● The input:
========================================================================
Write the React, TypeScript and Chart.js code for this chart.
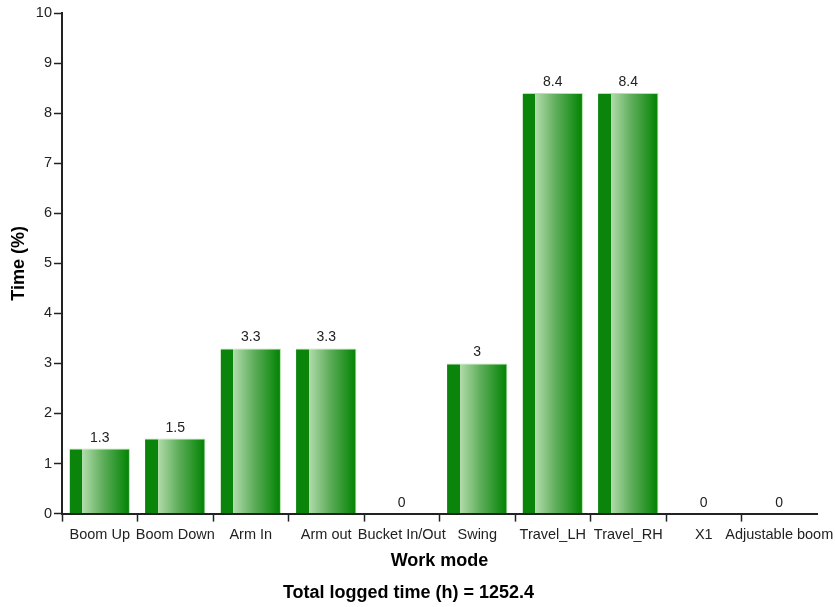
========================================================================
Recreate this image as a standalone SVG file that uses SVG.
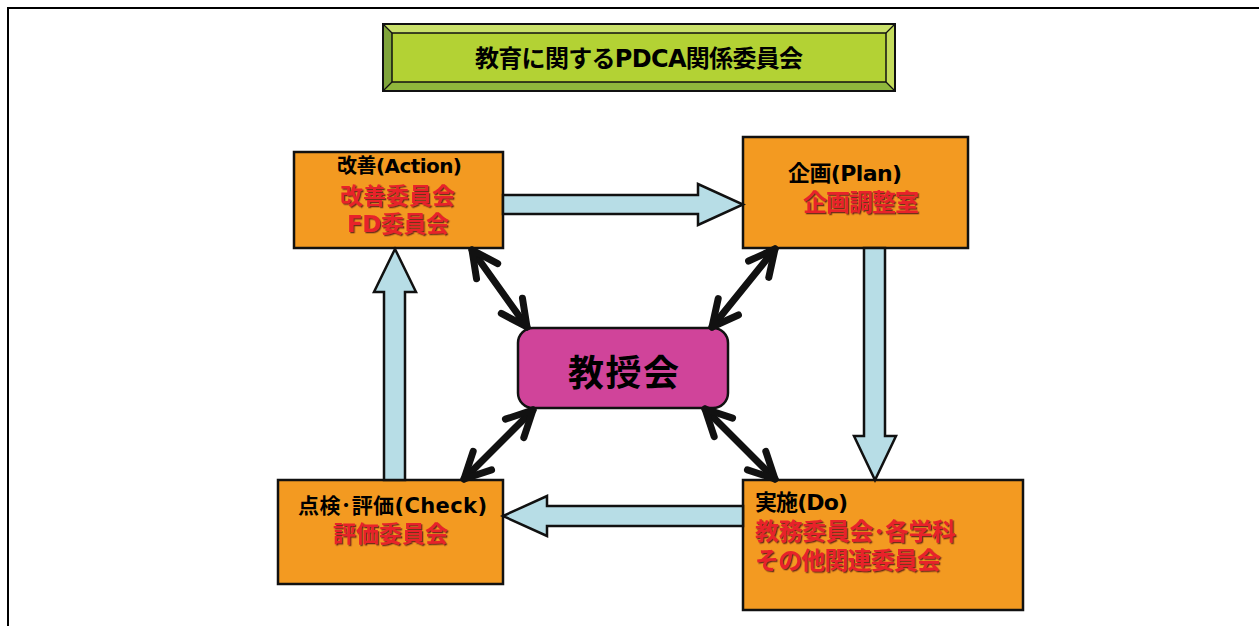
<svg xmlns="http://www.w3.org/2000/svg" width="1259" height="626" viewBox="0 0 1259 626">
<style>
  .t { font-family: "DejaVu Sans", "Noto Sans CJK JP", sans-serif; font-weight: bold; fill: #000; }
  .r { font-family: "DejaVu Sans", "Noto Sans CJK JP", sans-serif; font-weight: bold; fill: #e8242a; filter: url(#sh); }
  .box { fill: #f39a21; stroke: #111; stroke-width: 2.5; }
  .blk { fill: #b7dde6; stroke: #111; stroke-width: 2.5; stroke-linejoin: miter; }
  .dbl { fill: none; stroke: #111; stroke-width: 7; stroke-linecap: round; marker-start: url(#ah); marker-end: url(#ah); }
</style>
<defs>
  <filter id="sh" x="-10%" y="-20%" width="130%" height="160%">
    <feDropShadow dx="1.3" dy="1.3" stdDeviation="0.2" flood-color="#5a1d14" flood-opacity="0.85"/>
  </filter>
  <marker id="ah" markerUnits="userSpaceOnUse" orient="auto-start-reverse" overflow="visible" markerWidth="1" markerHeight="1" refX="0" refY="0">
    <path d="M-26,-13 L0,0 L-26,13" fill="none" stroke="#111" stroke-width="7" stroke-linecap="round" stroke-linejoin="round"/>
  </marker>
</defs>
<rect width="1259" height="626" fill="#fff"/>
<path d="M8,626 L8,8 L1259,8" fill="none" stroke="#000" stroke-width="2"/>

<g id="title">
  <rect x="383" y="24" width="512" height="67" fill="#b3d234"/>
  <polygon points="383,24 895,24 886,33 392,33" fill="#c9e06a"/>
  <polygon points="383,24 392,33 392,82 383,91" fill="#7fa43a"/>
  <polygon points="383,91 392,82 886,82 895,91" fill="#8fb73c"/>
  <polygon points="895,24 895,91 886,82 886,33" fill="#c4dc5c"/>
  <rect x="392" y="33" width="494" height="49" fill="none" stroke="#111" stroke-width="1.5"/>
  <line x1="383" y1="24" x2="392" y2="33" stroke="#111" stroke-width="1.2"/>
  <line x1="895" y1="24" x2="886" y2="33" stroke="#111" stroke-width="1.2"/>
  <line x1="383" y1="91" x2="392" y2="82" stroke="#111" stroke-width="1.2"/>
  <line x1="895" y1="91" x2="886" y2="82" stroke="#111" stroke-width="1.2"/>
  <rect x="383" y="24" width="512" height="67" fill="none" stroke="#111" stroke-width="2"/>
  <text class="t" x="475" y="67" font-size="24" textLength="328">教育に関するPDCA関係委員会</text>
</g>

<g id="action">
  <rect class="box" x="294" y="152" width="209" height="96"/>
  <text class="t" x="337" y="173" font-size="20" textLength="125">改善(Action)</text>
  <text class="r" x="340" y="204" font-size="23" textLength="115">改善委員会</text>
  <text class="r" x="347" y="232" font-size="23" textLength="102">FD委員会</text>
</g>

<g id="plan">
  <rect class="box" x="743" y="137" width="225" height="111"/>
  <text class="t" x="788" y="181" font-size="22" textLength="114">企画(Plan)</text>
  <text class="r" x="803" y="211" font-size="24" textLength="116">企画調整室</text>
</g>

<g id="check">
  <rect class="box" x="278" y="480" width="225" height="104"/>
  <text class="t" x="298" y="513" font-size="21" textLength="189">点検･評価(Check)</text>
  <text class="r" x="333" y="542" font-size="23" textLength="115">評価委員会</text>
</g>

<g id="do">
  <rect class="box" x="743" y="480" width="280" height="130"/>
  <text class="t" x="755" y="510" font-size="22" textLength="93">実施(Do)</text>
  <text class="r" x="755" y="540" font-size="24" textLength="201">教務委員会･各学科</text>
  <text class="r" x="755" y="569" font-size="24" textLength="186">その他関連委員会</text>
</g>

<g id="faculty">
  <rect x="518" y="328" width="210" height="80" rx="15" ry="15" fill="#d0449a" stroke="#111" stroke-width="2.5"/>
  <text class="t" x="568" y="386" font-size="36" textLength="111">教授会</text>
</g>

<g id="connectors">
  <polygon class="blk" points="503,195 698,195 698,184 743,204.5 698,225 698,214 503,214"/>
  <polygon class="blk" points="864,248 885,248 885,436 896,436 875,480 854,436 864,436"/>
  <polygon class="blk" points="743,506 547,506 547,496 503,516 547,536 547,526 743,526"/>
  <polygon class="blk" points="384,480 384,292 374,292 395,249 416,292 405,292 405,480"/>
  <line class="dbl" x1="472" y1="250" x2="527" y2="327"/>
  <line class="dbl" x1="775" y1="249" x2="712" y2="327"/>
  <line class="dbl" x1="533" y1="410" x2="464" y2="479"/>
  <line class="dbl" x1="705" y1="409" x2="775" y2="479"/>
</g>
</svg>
========================================================================
● Problem description: Using the listing, say how many lines include the word "this", and add nothing else.

● Solved problem: 2